The bungled burglary at the Watergate office building resulted in the indictment of seven men, including two former White House aides. Five of the Watergate defendants pleaded guilty; two were convicted in criminal trials.
Intrigue over the 1972 Watergate break-in didn’t stop Nixon from cruising to reelection a few months later. He endured the storm until the House Judiciary Committee in 1974 approved three articles of impeachment accusing him of obstruction of justice, abuse of power and contempt of Congress.
Before the full House could vote, a bombshell tape recording was released in which Nixon could be heard approving a plan to pressure the FBI to drop its Watergate investigation. Nixon resigned after losing support from key congressional Republicans.

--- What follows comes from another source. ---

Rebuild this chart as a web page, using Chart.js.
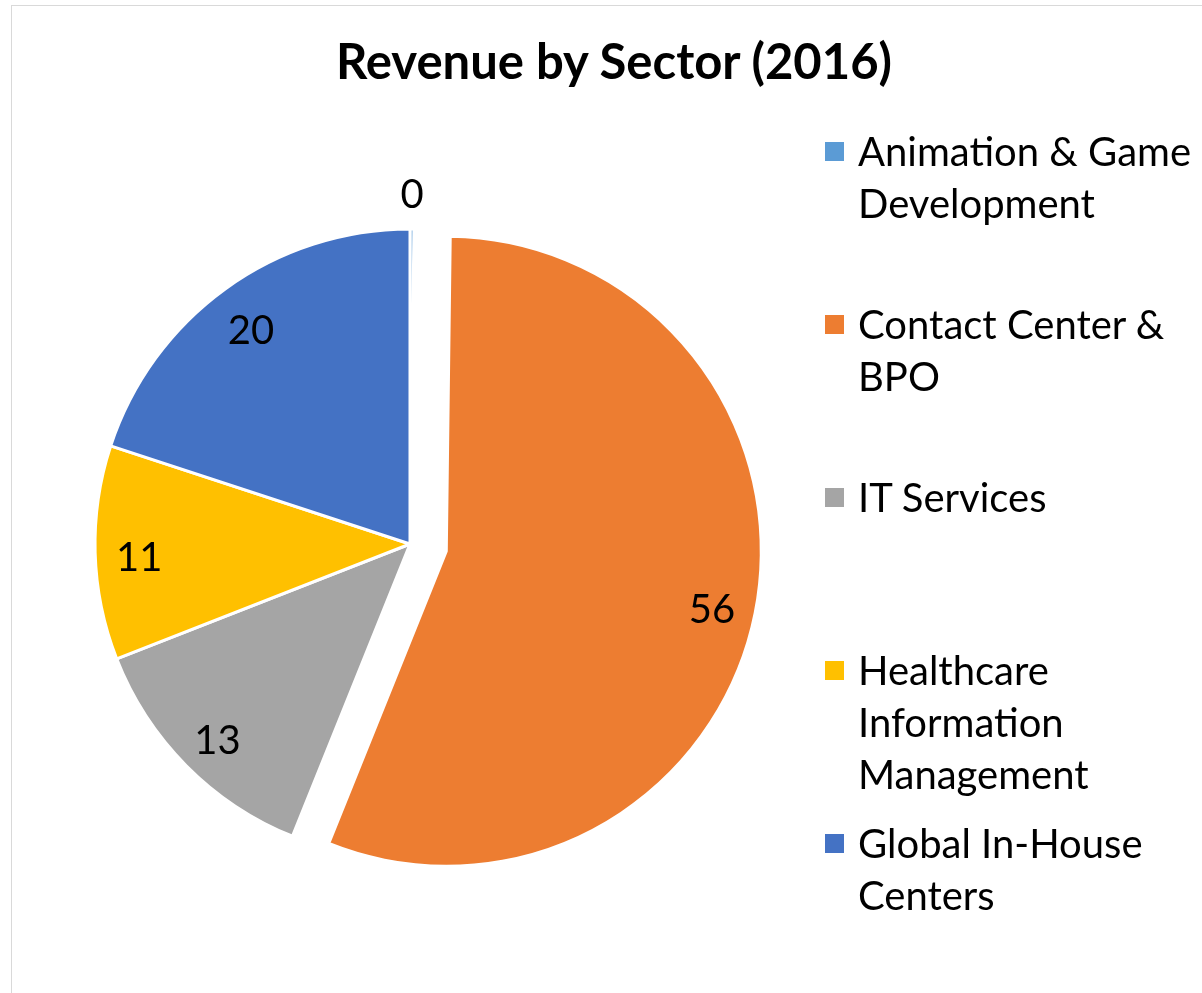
<!DOCTYPE html>
<html>
<head>
<meta charset="utf-8">
<script src="https://cdn.jsdelivr.net/npm/chart.js@4/dist/chart.umd.min.js"></script>
<style>
  body { margin: 0; background: #fff; font-family: Lato, sans-serif; }
  #wrap { position: relative; width: 1202px; height: 993px; overflow: hidden; }
  #frame { position: absolute; left: 11px; top: 5px; width: 1300px; height: 1100px; border: 1px solid #d9d9d9; }
  #title { position: absolute; left: 0; top: 30px; width: 1228px; text-align: center; font-weight: bold; font-size: 49px; line-height: 60px; color: #000; }
  #legend { position: absolute; left: 825px; top: 125px; }
  .item { position: absolute; left: 0; width: 370px; }
  .box { position: absolute; left: 0; top: 17px; width: 19px; height: 19px; }
  .txt { position: absolute; left: 33px; width: 345px; font-size: 40px; line-height: 52px; color: #000; }
  #c { position: absolute; left: 0; top: 0; }
</style>
</head>
<body>
<div id="wrap">
  <div id="frame"></div>
  <div style="position:absolute;left:0;top:0;width:1202px;height:993px"><canvas id="c"></canvas></div>
  <div id="title">Revenue by Sector (2016)</div>
  <div id="legend"></div>
</div>
<script>
const categories = ['Animation & Game Development', 'Contact Center & BPO', 'IT Services', 'Healthcare Information Management', 'Global In-House Centers'];
const revenue = [0.2, 56, 13, 11, 20];
const colors = ['#5B9BD5', '#ED7D31', '#A5A5A5', '#FFC000', '#4472C4'];

// legend (html so the labels can wrap like the original)
const legend = document.getElementById('legend');
categories.forEach((name, i) => {
  const item = document.createElement('div');
  item.className = 'item';
  item.style.top = (i * 173) + 'px';
  item.innerHTML = '<div class="box" style="background:' + colors[i] + '"></div><div class="txt"></div>';
  item.querySelector('.txt').textContent = name;
  legend.appendChild(item);
});

// pulls one slice out from the centre
const explodePlugin = {
  id: 'explode',
  afterDatasetUpdate(chart, args, opts) {
    const arc = args.meta.data[opts.index];
    if (!arc) return;
    const mid = (arc.startAngle + arc.endAngle) / 2;
    arc.x += Math.cos(mid) * opts.distance;
    arc.y += Math.sin(mid) * opts.distance;
  }
};

// value labels inside the slices (outside for tiny ones)
const labelPlugin = {
  id: 'sliceLabels',
  afterDatasetsDraw(chart) {
    const ctx = chart.ctx;
    const meta = chart.getDatasetMeta(0);
    ctx.save();
    ctx.font = '40px Lato';
    ctx.fillStyle = '#000';
    ctx.textAlign = 'center';
    ctx.textBaseline = 'middle';
    meta.data.forEach((arc, i) => {
      const v = revenue[i];
      const mid = (arc.startAngle + arc.endAngle) / 2;
      const r = v < 1 ? arc.outerRadius + 34 : arc.outerRadius * 0.86;
      const dy = v < 1 ? 0 : 6;
      ctx.fillText(Math.round(v), arc.x + Math.cos(mid) * r, arc.y + Math.sin(mid) * r + dy);
    });
    ctx.restore();
  }
};

new Chart(document.getElementById('c'), {
  type: 'pie',
  data: {
    labels: categories,
    datasets: [{
      data: revenue,
      backgroundColor: colors,
      borderColor: '#fff',
      borderWidth: 3
    }]
  },
  options: {
    responsive: true,
    maintainAspectRatio: false,
    animation: false,
    events: [],
    radius: 315,
    layout: { padding: { left: 20, right: 402, top: 95, bottom: 0 } },
    plugins: {
      legend: { display: false },
      tooltip: { enabled: false },
      explode: { index: 1, distance: 37 }
    }
  },
  plugins: [explodePlugin, labelPlugin]
});
</script>
</body>
</html>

His vice president, Gerald Ford, became president and pardoned Nixon a month later.
ULYSSES S. GRANT
While never personally charged with crimes or formally accused of wrongdoing, Grant as president torpedoed a corruption case prosecuted by his own administration. The man on trial was Grant’s personal secretary in the White House.
In 1875, an investigation launched by Treasury Secretary Benjamin H. Bristow resulted in hundreds of arrests in a scheme known as the Whiskey Ring, in which distillers, revenue agents and fellow conspirators diverted millions of dollars in liquor taxes to themselves.
The Civil War general-turned-president found himself at odds with the crackdown when Gen. Orville E. Babcock ended up charged as a conspirator. Not only was Babcock the president’s personal secretary, but he and Grant had also been friends since the war.
Prosecutors said they had uncovered telegrams Babcock sent to ringleaders to assist their scheme. Regardless, Grant insisted on testifying in his aide’s defense.
To avoid the spectacle of the president appearing at Babcock’s trial, attorneys questioned Grant under oath at the White House on Feb. 12, 1876. A transcript of his testimony was later read in court in St. Louis. The jury acquitted Babcock, a decision largely credited to Grant’s unwavering defense.
The first American president to have his legacy tarnished by impeachment, Andrew Johnson’s woes arose from his intense feuding with Congress over Reconstruction following the Civil War.
The Tennessee Democrat had been elected vice president in 1864 as part of a unity ticket with Abraham Lincoln, and Johnson assumed the presidency after Lincoln’s 1865 assassination. From the White House, Johnson called for pardoning Confederate leaders and opposed extending voting rights to freed Blacks, infuriating congressional Republicans.
It was Johnson’s firing of Secretary of War Edwin Stanton, a Lincoln appointee who favored tougher policies toward the defeated South, that prompted the House to pass articles of impeachment that accused the president of ousting and replacing Stanton illegally.
Johnson’s impeachment trial began in the Senate on March 5, 1868. It ended more than two months later, with senators just one vote short of removing Johnson from office. He served the remainder of his final year, but fellow Democrats denied him their nomination to run again.